▶ [Stated problem]
Leave out the pictures and print only the lines from the one with "Give me the Bokeh source for this chart." through the one with "from bokeh.resources import INLINE", exactly as they are.

Rows from a dataset of charts and code
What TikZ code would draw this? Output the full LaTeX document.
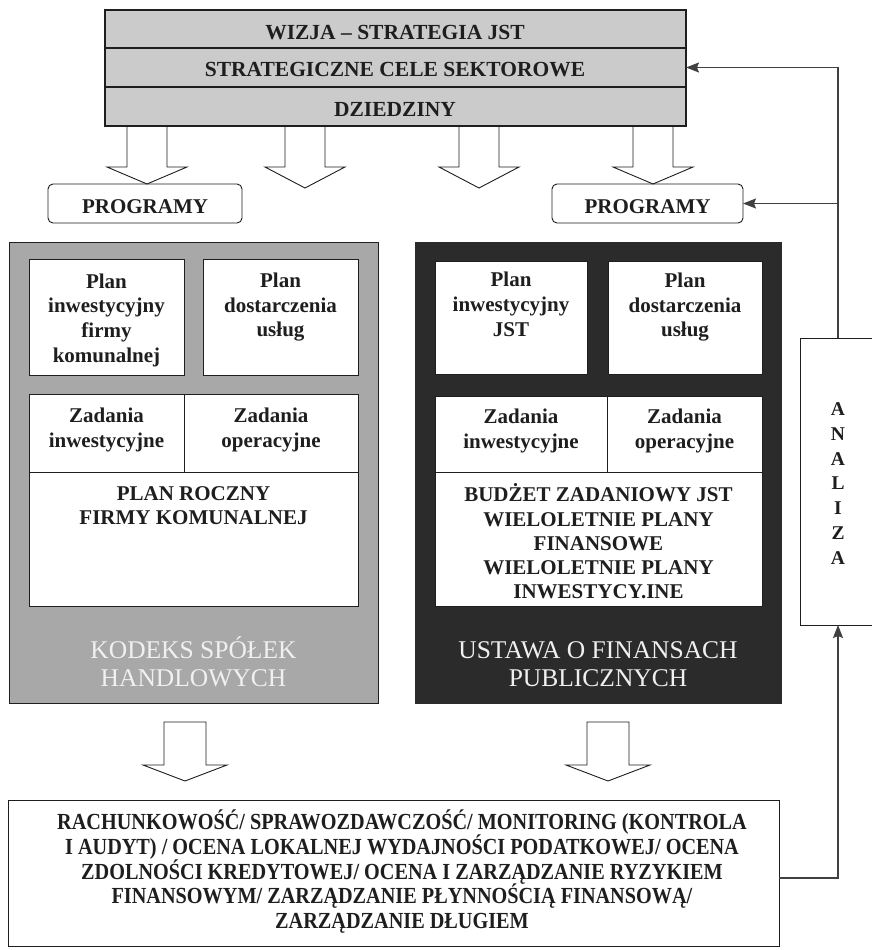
\documentclass[tikz,border=0pt]{standalone}
\usepackage{fontspec}
\setmainfont{Liberation Serif}
\newfontfamily\condserif[FakeStretch=0.88]{Liberation Serif}
\usetikzlibrary{fit,arrows.meta}

\definecolor{inkc}{HTML}{1E1E1E}
\definecolor{hdrgray}{HTML}{CBCBCB}
\definecolor{midgray}{HTML}{A8A8A8}
\definecolor{darkpanel}{HTML}{2B2B2B}
\definecolor{paneltext}{HTML}{F0F0F0}

\tikzset{
  frame/.style={draw=inkc, line width=0.9pt, inner sep=0pt, outer sep=0pt},
  bold21/.style={font=\fontsize{21}{24.6}\selectfont\bfseries, text=inkc, align=center, inner sep=0pt},
  lawtext/.style={font=\fontsize{25.5}{28}\selectfont, text=paneltext, align=center, inner sep=0pt},
  feedback/.style={draw=inkc!85, line width=1.1pt},
  tip/.style={-{Stealth[length=13pt,width=10pt,inset=2pt]}},
  blockarrow/.style={draw=inkc, line width=0.9pt, fill=white, line join=miter},
  pics/arrowopen/.style n args={3}{code={
    \draw[blockarrow] (-#1,0) -- (-#1,#2) -- ({-2*#1},#2) -- (0,#3) -- ({2*#1},#2) -- (#1,#2) -- (#1,0);}},
  pics/arrowclosed/.style n args={3}{code={
    \draw[blockarrow] (-#1,0) -- (-#1,#2) -- ({-2*#1},#2) -- (0,#3) -- ({2*#1},#2) -- (#1,#2) -- (#1,0) -- cycle;}},
}

\begin{document}
\begin{tikzpicture}[x=1pt, y=-1pt]
\fill[white] (0,0) rectangle (871,950);
\useasboundingbox (0,0) rectangle (871,950);

% block arrows from the strategy header down to the programmes
\pic at (147,125) {arrowopen={20}{42}{59}};
\pic at (305,125) {arrowopen={20}{42}{63}};
\pic at (479,125) {arrowopen={20}{42}{63}};
\pic at (653,125) {arrowopen={20}{42}{59}};

% strategy header, three rows
\node[frame, line width=1.2pt, fill=hdrgray, fit={(105,10) (686,48)}] (rowvision) {};
\node[frame, line width=1.2pt, fill=hdrgray, fit={(105,48) (686,87)}] (rowgoals) {};
\node[frame, line width=1.2pt, fill=hdrgray, fit={(105,87) (686,126)}] (rowfields) {};
\node[bold21, font=\fontsize{21.5}{24.6}\selectfont\bfseries, anchor=base] (tvision) at (395,40) {WIZJA – STRATEGIA JST};
\node[bold21, font=\fontsize{21.5}{24.6}\selectfont\bfseries, anchor=base] (tgoals) at (395,77) {STRATEGICZNE CELE SEKTOROWE};
\node[bold21, font=\fontsize{21.5}{24.6}\selectfont\bfseries, anchor=base] (tfields) at (395,116) {DZIEDZINY};

% programme boxes
\node[frame, rounded corners=5pt, fit={(48,184) (242,223)}] (progL) {};
\node[frame, rounded corners=5pt, fit={(552,184) (743,223)}] (progR) {};
\node[bold21, anchor=base] (tprogL) at (145,213) {PROGRAMY};
\node[bold21, anchor=base] (tprogR) at (647.5,213) {PROGRAMY};

% left panel: municipal company
\node[frame, fill=midgray, fit={(9,242) (378,703)}] (panelL) {};
\node[frame, fill=white, fit={(29,259) (184,375)}] (invL) {};
\node[frame, fill=white, fit={(203,259) (358,375)}] (servL) {};
\node[frame, fill=white, fit={(29,394) (184,472)}] (taskinvL) {};
\node[frame, fill=white, fit={(184,394) (358,472)}] (taskopL) {};
\node[frame, fill=white, fit={(29,472) (358,606)}] (annualL) {};
\node[bold21] (tinvL) at (106.5,320.2) {Plan\\inwestycyjny\\firmy\\komunalnej};
\node[bold21] (tservL) at (280.5,307.2) {Plan\\dostarczenia\\usług};
\node[bold21] (ttaskinvL) at (106.5,430.2) {Zadania\\inwestycyjne};
\node[bold21] (ttaskopL) at (271,430.2) {Zadania\\operacyjne};
\node[bold21] (tannualL) at (193.5,505.5) {PLAN ROCZNY\\FIRMY KOMUNALNEJ};
\node[lawtext] (tlawL) at (193.5,662) {KODEKS SPÓŁEK\\HANDLOWYCH};

% right panel: local government unit
\node[fill=darkpanel, draw=darkpanel, inner sep=0pt, outer sep=0pt, fit={(415,242) (781,703)}] (panelR) {};
\node[frame, fill=white, fit={(435,261) (587,374)}] (invR) {};
\node[frame, fill=white, fit={(608,261) (762,374)}] (servR) {};
\node[frame, fill=white, fit={(435,396) (607,472)}] (taskinvR) {};
\node[frame, fill=white, fit={(607,396) (762,472)}] (taskopR) {};
\node[frame, fill=white, fit={(435,472) (762,606)}] (budgetR) {};
\node[bold21] (tinvR) at (511,304.4) {Plan\\inwestycyjny\\JST};
\node[bold21] (tservR) at (685,307.2) {Plan\\dostarczenia\\usług};
\node[bold21] (ttaskinvR) at (521,430.7) {Zadania\\inwestycyjne};
\node[bold21] (ttaskopR) at (684.5,430.7) {Zadania\\operacyjne};
\node[bold21, font=\fontsize{21}{24.25}\selectfont\bfseries] (tbudgetR) at (598.5,541.5)
  {BUDŻET ZADANIOWY JST\\WIELOLETNIE PLANY\\FINANSOWE\\WIELOLETNIE PLANY\\INWESTYCY.INE};
\node[lawtext] (tlawR) at (598,664.5) {USTAWA O FINANSACH\\PUBLICZNYCH};

% arrows down to the reporting box
\pic at (185,722) {arrowclosed={21}{43}{59}};
\pic at (608,722) {arrowclosed={21}{43}{59}};

% reporting and monitoring box
\node[frame, fit={(8,800) (779,946)}] (report) {};
\node[inner sep=0pt, align=center, text=inkc,
      font=\condserif\bfseries\fontsize{23}{24.75}\selectfont] (treport) at (402,871.7)
  {RACHUNKOWOŚĆ/ SPRAWOZDAWCZOŚĆ/ MONITORING (KONTROLA\\
   I AUDYT) / OCENA LOKALNEJ WYDAJNOŚCI PODATKOWEJ/ OCENA\\
   ZDOLNOŚCI KREDYTOWEJ/ OCENA I ZARZĄDZANIE RYZYKIEM\\
   FINANSOWYM/ ZARZĄDZANIE PŁYNNOŚCIĄ FINANSOWĄ/\\
   ZARZĄDZANIE DŁUGIEM};

% analysis box on the right edge
\node[frame, fit={(800,338) (890,625)}] (analysis) {};
\node[inner sep=0pt, align=center, text=inkc,
      font=\fontsize{19.5}{24.8}\selectfont\bfseries] (tanalysis) at (838,483.5)
  {A\\N\\A\\L\\I\\Z\\A};

% feedback loop
\coordinate (spine) at (838,203.5);
\coordinate (reportout) at (779,878);
\draw[feedback, tip] (analysis.north -| spine) |- (rowgoals.east);
\draw[feedback, tip] (spine) -- (progR.east);
\draw[feedback, tip] (reportout) -| (analysis.south -| spine);
\end{tikzpicture}
\end{document}
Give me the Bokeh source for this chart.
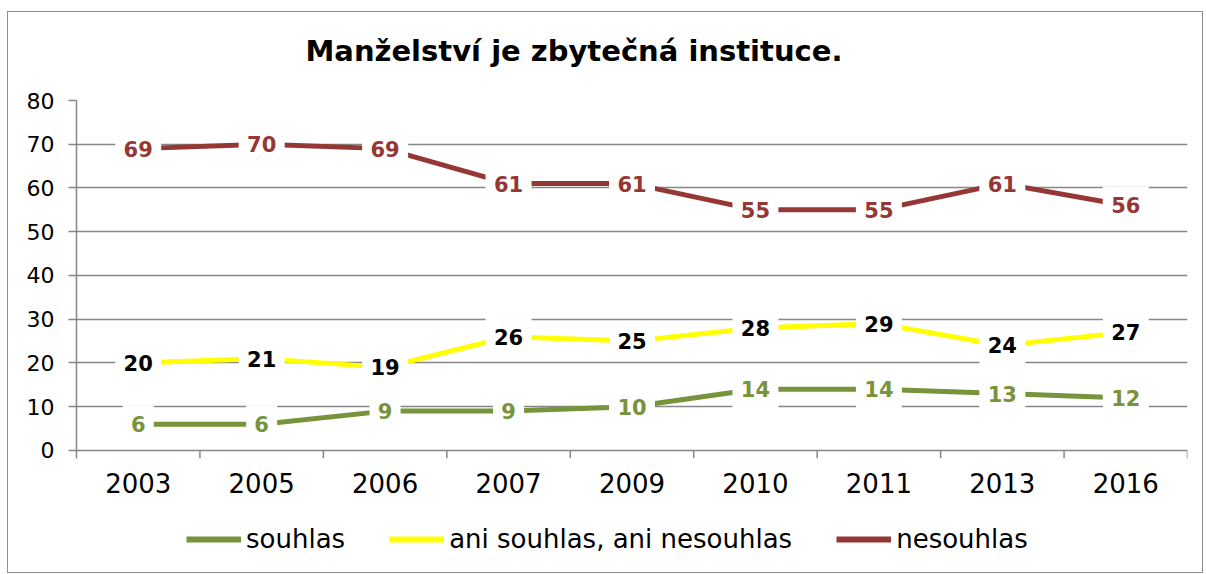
from bokeh.plotting import figure
from bokeh.layouts import column
from bokeh.models import (Range1d, FixedTicker, Legend, LegendItem, ColumnDataSource)
from bokeh.core.properties import value
from bokeh.embed import file_html
from bokeh.resources import INLINE

title_text = "Manželství je zbytečná instituce."
years = ["2003", "2005", "2006", "2007", "2009", "2010", "2011", "2013", "2016"]
souhlas = [6, 6, 9, 9, 10, 14, 14, 13, 12]
ani = [20, 21, 19, 26, 25, 28, 29, 24, 27]
nesouhlas = [69, 70, 69, 61, 61, 55, 55, 61, 56]
series_names = ["souhlas", "ani souhlas, ani nesouhlas", "nesouhlas"]
y_ticks = [0, 10, 20, 30, 40, 50, 60, 70, 80]

GREEN = "#77933C"
YELLOW = "#FFFF00"
RED = "#953735"
GRID = "#878787"
colors = [GREEN, YELLOW, RED]
series = [souhlas, ani, nesouhlas]

xs = [i + 0.5 for i in range(len(years))]
W = 1194


def strip(h, xr, yr):
    f = figure(width=W, height=h, output_backend="svg", toolbar_location=None,
               x_range=Range1d(*xr), y_range=Range1d(*yr),
               x_axis_location=None, y_axis_location=None,
               min_border=0, min_border_left=0, min_border_right=0,
               min_border_top=0, min_border_bottom=0)
    f.grid.visible = False
    f.outline_line_color = None
    f.border_fill_color = "white"
    f.background_fill_color = "white"
    return f


# title strip (its frame is aligned with the main plot's frame)
p0 = strip(74, (0, 1111), (0, 74))
p0.text(x=[229], y=[36], text=[title_text], text_align="left", text_baseline="alphabetic",
        text_font=value("DejaVu Sans"), text_font_style="bold", text_font_size="29px",
        text_color="black")

# main plot
p = figure(width=W, height=424, output_backend="svg", toolbar_location=None,
           x_range=Range1d(0, len(years)), y_range=Range1d(-1.83, 80),
           min_border_left=68, min_border_right=15, min_border_top=14, min_border_bottom=52)
p.outline_line_color = None
p.background_fill_color = "white"
p.border_fill_color = "white"

p.xaxis.ticker = FixedTicker(ticks=xs)
p.xaxis.major_label_overrides = {x: y for x, y in zip(xs, years)}
p.xaxis.axis_line_color = None
p.xaxis.major_tick_line_color = None
p.xaxis.major_tick_out = 0
p.xaxis.major_tick_in = 0
p.xaxis.minor_tick_line_color = None
p.xaxis.major_label_text_font = "DejaVu Sans"
p.xaxis.major_label_text_font_size = "26px"
p.xaxis.major_label_text_color = "black"
p.xaxis.major_label_standoff = 14

p.yaxis.ticker = FixedTicker(ticks=y_ticks)
p.yaxis.axis_line_color = GRID
p.yaxis.axis_line_width = 1.5
p.yaxis.major_tick_line_color = GRID
p.yaxis.major_tick_line_width = 1.5
p.yaxis.major_tick_out = 8
p.yaxis.major_tick_in = 0
p.yaxis.minor_tick_line_color = None
p.yaxis.major_label_text_font = "DejaVu Sans"
p.yaxis.major_label_text_font_size = "22px"
p.yaxis.major_label_text_color = "black"
p.yaxis.major_label_standoff = 14

p.xgrid.grid_line_color = None
p.ygrid.ticker = FixedTicker(ticks=y_ticks)
p.ygrid.grid_line_color = GRID
p.ygrid.grid_line_width = 1.5

# category tick marks between categories
p.segment(x0=list(range(1, len(years) + 1)), y0=[0] * len(years),
          x1=list(range(1, len(years) + 1)), y1=[-1.83] * len(years),
          line_color=GRID, line_width=1.5)

for vals, c in zip(series, colors):
    p.line(xs, vals, line_color=c, line_width=5)

for vals, col in [(souhlas, GREEN), (ani, "black"), (nesouhlas, RED)]:
    labels = [str(v) for v in vals]
    widths = [15 * len(s) + 16 for s in labels]
    src = ColumnDataSource(dict(x=xs, y=vals, t=labels, w=widths))
    p.rect(x="x", y="y", width="w", height=38, width_units="screen", height_units="screen",
           source=src, fill_color="white", line_color=None)
    p.text(x="x", y="y", text="t", source=src, text_align="center", text_baseline="middle",
           text_font=value("DejaVu Sans"), text_font_style="bold", text_font_size="21px",
           text_color=col)

# legend strip (series drawn out of view, only used as legend proxies)
p2 = strip(62, (0, 1), (-1, 0))
rs = [p2.line(xs, vals, line_color=c, line_width=6) for vals, c in zip(series, colors)]

legend = Legend(items=[LegendItem(label=n, renderers=[r]) for n, r in zip(series_names, rs)],
                orientation="horizontal", location=(110, 18), margin=0, padding=0,
                spacing=44, label_standoff=5, glyph_width=55, glyph_height=20,
                label_height=20, border_line_color=None, background_fill_alpha=0,
                label_text_font="DejaVu Sans", label_text_font_size="26px",
                label_text_color="black")
p2.add_layout(legend, "center")

layout = column(p0, p, p2, spacing=0)
layout.styles = {"border": "1px solid #8c8c8c", "margin-left": "7px", "margin-top": "11px"}

open("out.html", "w").write(file_html(layout, INLINE))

▶ [Reply]
Give me the Bokeh source for this chart.
from bokeh.plotting import figure
from bokeh.layouts import column
from bokeh.models import (Range1d, FixedTicker, Legend, LegendItem, ColumnDataSource)
from bokeh.core.properties import value
from bokeh.embed import file_html
from bokeh.resources import INLINE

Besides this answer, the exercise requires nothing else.